Com a terapia celular o médico tem uma nova alternativa para tratar seus pacientes da lesão de cartilagem, da dor crônica, da lesão muscular. Como? Fazemos o implante de células-tronco, a infusão de uma fração da medula óssea exatamente no local da lesão, quando falta tecido cartilaginoso, tem tecido com edema ósseo ou uma necrose óssea. Os trabalhos hoje já estão perfeitamente difundidos e a medicina regenerativa bem fundamentada. A terapia celular, no mundo, tem 40 anos, com evidências científicas bem embasada para o uso das células-tronco nas afecções ósseo-musculares.
6. Na medicina do esporte, quais os estudos desenvolvidos em que as células-tronco mesenquimais entram como alternativa de tratamento para lesões esportivas?
Os estudos estão direcionados para lesão de cartilagem do joelho. Nesse tipo de lesão, temos um grau de residência nível 1, ou seja, com evidência maior, como por exemplo a reconstrução do ligamento cruzado anterior, algo que a ortopedia faz há muitos anos. A lesão de cartilagem tratada com células-tronco tem evidência 1 e a lesão do ligamento cruzado tem evidência 2. Então, existe um paradoxo. Um tratamento que é tido muitas vezes como experimental, de evidência 1, e o outro tratamento, visto como tradicional, tem evidência 2. Muitas vezes, a medicina no Brasil tem esses paradoxos.
7. No tratamento oferecido ao jogador Rodrigo Dourado, do Internacional, foram utilizadas células do tutano do osso da bacia para promover a recuperação de uma área lesionada. Como é realizado o procedimento?
Foram utilizadas células-tronco do tutano do osso da bacia, ou seja, uma fração da medula óssea injetada exatamente no local em que ele tinha um edema ósseo. Como a gente fez? Coletamos o tutano do osso, que passa por um processo e se transforma em Concentrado do Aspirado de Medula Óssea (BMAC). O ultrassom direciona exatamente o local da lesão e injeta. Essas células vão fazer com que o osso se recupere. A recuperação acontece por meio de uma célula primária que formará um novo tecido ósseo.

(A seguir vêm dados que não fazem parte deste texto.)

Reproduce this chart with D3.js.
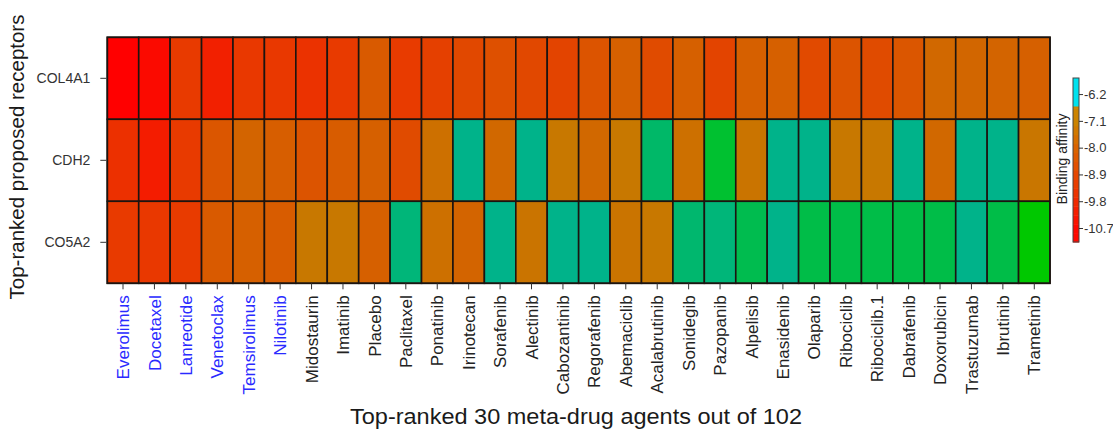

8. Como vê a aceitação da medicina regenerativa no Brasil?
Acredito que seja apenas uma questão de tempo para a medicina regenerativa, a viscossuplementação, o ozônio, a célula-tronco mesenquimal e os padrões de medicina do sono serem totalmente aceitos no mercado brasileiro. Contra fatos não há argumentos. Os trabalhos já demonstram total razão e total segurança.
9. Qual o seu ponto de vista sobre a medicina regenerativas?
É a medicina do presente. Muitos ainda falam que é algo para o futuro mas não é! Estamos vivendo-a! Comecei a estudar em 2015, iniciei a aplicação no meu dia a dia no mesmo ano. Antes de virar ciência, alguém fez primeiro. A medicina regenerativa tem evidências científicas nível 1.
10. Como você vê as tratamentos com células-tronco disponíveis hoje e quais são os benefícios para quem precisa do tratamento?
Vou falar na minha especialidade, que é a ortopedia e lesões esportivas. É bastante incentivador, tenho muitos casos em que consegui melhorar a qualidade de vida do paciente usando as células-tronco no tratamento de doenças crônicas. Em pessoas com 20, 30 anos de dor, que não tinham mais esperança, a terapia celular resolveu o problema. Isso se resume em: quantidade de vidas que conseguimos impactar com o tratamento.